==== Input
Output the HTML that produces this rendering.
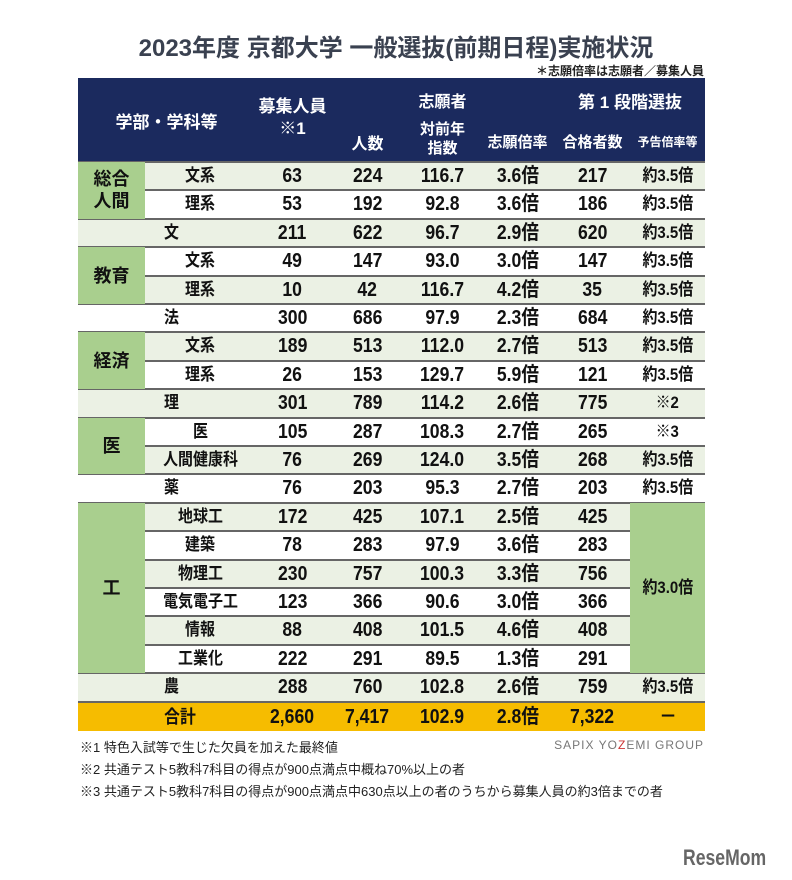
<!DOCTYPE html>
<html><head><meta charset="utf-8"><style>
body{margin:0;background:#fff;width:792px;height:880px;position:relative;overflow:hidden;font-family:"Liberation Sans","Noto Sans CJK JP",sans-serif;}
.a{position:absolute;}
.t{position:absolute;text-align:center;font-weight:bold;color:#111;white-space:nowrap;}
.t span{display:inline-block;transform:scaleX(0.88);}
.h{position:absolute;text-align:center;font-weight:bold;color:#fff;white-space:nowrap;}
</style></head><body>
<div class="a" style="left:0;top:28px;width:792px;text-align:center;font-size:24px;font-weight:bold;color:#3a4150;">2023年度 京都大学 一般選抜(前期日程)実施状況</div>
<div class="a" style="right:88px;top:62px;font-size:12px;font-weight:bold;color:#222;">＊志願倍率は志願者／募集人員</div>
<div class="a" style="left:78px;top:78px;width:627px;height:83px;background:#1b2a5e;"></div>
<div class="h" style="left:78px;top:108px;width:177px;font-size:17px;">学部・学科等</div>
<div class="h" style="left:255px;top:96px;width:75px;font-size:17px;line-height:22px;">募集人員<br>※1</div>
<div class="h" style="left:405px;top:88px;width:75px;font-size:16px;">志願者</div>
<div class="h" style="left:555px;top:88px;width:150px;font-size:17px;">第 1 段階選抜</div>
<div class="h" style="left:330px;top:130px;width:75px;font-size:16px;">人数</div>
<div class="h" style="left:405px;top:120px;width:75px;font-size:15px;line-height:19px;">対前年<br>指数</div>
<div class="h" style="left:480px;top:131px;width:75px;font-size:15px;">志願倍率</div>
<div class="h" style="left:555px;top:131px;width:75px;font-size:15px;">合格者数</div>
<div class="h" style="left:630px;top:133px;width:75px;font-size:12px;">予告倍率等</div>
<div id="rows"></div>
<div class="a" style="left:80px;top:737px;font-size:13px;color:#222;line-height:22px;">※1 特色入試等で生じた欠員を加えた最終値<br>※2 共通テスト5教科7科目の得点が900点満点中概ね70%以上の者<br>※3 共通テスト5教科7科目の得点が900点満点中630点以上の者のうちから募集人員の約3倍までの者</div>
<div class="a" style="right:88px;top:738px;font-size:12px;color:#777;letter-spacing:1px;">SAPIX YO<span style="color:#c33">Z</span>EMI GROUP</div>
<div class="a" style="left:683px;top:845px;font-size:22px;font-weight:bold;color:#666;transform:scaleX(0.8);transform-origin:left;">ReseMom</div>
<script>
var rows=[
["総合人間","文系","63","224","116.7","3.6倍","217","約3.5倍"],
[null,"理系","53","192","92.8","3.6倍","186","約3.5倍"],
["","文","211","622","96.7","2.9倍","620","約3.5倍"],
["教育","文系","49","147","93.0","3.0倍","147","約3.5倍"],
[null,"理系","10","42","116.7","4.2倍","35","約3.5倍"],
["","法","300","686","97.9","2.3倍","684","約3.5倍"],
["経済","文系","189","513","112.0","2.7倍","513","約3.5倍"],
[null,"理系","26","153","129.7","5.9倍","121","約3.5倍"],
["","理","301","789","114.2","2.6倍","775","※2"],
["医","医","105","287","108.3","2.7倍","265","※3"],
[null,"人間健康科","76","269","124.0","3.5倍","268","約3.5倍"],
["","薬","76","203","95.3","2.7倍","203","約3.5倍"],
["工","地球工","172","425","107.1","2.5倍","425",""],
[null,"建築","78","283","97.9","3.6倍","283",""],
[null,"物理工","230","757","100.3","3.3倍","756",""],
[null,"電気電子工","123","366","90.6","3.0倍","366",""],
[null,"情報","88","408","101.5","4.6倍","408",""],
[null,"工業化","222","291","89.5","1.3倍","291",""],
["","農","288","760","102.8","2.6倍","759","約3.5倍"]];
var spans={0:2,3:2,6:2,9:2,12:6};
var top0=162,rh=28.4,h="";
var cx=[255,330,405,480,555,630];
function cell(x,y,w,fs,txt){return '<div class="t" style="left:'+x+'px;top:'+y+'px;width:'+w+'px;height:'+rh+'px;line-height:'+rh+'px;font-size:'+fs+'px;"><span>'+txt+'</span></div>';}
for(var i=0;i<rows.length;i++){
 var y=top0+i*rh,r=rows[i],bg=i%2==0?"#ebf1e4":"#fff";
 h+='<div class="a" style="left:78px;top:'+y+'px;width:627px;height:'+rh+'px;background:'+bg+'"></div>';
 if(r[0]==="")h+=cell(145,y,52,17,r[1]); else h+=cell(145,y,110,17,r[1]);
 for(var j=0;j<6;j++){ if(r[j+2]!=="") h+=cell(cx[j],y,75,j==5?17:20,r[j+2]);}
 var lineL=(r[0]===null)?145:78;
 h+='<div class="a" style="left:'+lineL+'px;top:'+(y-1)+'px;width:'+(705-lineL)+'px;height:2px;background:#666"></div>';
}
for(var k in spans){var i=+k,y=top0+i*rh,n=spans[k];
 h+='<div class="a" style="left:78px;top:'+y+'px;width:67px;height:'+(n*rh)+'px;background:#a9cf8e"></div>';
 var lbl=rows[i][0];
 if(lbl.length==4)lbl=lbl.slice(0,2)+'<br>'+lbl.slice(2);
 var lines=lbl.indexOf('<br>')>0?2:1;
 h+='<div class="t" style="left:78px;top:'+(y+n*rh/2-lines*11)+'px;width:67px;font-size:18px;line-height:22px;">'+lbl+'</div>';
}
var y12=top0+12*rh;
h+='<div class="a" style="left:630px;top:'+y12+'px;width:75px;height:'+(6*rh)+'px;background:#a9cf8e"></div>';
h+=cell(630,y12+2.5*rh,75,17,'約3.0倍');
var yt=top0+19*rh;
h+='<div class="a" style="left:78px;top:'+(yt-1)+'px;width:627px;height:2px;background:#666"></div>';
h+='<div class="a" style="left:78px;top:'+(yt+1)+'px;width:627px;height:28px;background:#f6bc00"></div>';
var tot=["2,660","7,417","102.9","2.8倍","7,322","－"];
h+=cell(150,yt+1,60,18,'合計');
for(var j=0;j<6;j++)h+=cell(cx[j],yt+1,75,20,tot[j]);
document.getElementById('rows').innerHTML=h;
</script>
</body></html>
========
==== Input
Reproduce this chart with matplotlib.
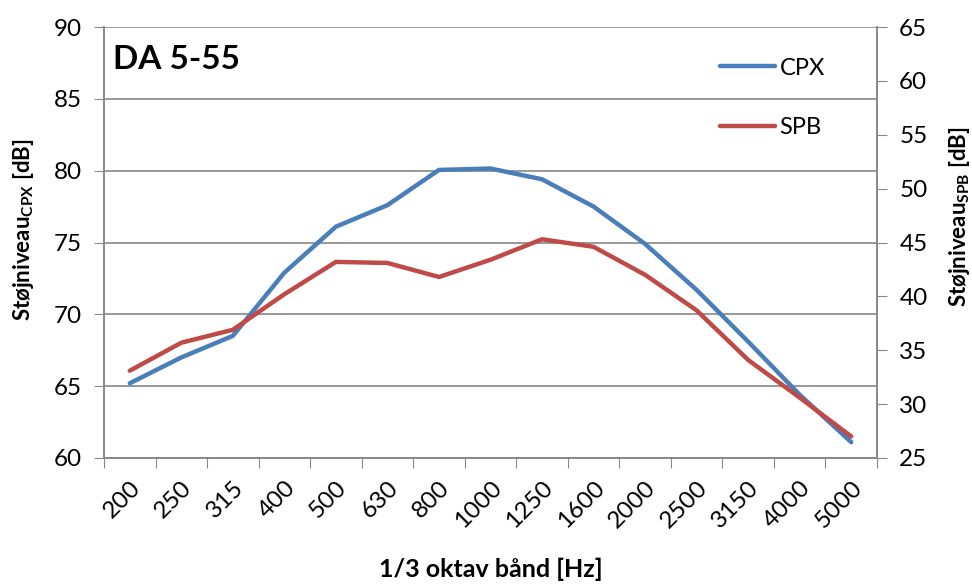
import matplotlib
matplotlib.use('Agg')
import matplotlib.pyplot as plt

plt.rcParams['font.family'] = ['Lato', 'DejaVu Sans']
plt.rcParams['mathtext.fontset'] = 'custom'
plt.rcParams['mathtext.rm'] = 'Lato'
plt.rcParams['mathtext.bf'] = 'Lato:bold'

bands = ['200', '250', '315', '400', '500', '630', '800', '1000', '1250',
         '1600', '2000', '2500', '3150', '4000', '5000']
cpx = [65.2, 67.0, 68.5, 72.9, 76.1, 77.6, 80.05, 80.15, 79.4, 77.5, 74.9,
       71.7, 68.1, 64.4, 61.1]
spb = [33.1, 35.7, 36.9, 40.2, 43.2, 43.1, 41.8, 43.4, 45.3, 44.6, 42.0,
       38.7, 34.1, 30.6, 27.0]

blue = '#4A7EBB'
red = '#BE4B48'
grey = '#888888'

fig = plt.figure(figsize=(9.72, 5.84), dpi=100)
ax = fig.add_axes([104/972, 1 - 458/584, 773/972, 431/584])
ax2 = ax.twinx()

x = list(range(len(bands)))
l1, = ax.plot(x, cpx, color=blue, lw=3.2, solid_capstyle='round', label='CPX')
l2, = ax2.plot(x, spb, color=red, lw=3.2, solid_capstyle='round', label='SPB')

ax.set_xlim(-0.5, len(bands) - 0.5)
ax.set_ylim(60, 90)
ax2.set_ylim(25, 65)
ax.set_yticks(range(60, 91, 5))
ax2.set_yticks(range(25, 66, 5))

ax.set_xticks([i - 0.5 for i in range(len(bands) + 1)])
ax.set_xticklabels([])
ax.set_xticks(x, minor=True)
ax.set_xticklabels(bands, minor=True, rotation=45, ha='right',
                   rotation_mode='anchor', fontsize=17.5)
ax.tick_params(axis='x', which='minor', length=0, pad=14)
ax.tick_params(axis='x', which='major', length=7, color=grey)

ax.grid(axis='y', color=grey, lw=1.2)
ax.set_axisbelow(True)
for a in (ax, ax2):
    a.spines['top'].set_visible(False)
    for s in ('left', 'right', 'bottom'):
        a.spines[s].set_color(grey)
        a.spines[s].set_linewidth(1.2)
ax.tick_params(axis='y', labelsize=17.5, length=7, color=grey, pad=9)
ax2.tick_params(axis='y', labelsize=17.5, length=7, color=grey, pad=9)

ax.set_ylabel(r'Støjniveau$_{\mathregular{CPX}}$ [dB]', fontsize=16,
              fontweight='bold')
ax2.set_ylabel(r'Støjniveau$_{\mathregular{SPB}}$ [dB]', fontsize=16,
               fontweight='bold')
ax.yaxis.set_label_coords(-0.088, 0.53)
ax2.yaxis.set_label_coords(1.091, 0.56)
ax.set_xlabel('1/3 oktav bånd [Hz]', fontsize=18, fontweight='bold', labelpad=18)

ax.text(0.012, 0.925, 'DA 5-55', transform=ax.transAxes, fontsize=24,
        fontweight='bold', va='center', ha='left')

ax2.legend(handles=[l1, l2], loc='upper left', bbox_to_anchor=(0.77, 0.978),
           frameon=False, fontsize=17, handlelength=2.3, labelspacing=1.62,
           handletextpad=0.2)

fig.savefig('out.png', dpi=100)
========
Above are records; repeat only the lines from the line with "Reproduce this chart with matplotlib." through the line with "ax.tick_params(axis='x', which='major', length=7, color=grey)", and leave pictures out.

= Completed exercise =
Reproduce this chart with matplotlib.
import matplotlib
matplotlib.use('Agg')
import matplotlib.pyplot as plt

plt.rcParams['font.family'] = ['Lato', 'DejaVu Sans']
plt.rcParams['mathtext.fontset'] = 'custom'
plt.rcParams['mathtext.rm'] = 'Lato'
plt.rcParams['mathtext.bf'] = 'Lato:bold'

bands = ['200', '250', '315', '400', '500', '630', '800', '1000', '1250',
         '1600', '2000', '2500', '3150', '4000', '5000']
cpx = [65.2, 67.0, 68.5, 72.9, 76.1, 77.6, 80.05, 80.15, 79.4, 77.5, 74.9,
       71.7, 68.1, 64.4, 61.1]
spb = [33.1, 35.7, 36.9, 40.2, 43.2, 43.1, 41.8, 43.4, 45.3, 44.6, 42.0,
       38.7, 34.1, 30.6, 27.0]

blue = '#4A7EBB'
red = '#BE4B48'
grey = '#888888'

fig = plt.figure(figsize=(9.72, 5.84), dpi=100)
ax = fig.add_axes([104/972, 1 - 458/584, 773/972, 431/584])
ax2 = ax.twinx()

x = list(range(len(bands)))
l1, = ax.plot(x, cpx, color=blue, lw=3.2, solid_capstyle='round', label='CPX')
l2, = ax2.plot(x, spb, color=red, lw=3.2, solid_capstyle='round', label='SPB')

ax.set_xlim(-0.5, len(bands) - 0.5)
ax.set_ylim(60, 90)
ax2.set_ylim(25, 65)
ax.set_yticks(range(60, 91, 5))
ax2.set_yticks(range(25, 66, 5))

ax.set_xticks([i - 0.5 for i in range(len(bands) + 1)])
ax.set_xticklabels([])
ax.set_xticks(x, minor=True)
ax.set_xticklabels(bands, minor=True, rotation=45, ha='right',
                   rotation_mode='anchor', fontsize=17.5)
ax.tick_params(axis='x', which='minor', length=0, pad=14)
ax.tick_params(axis='x', which='major', length=7, color=grey)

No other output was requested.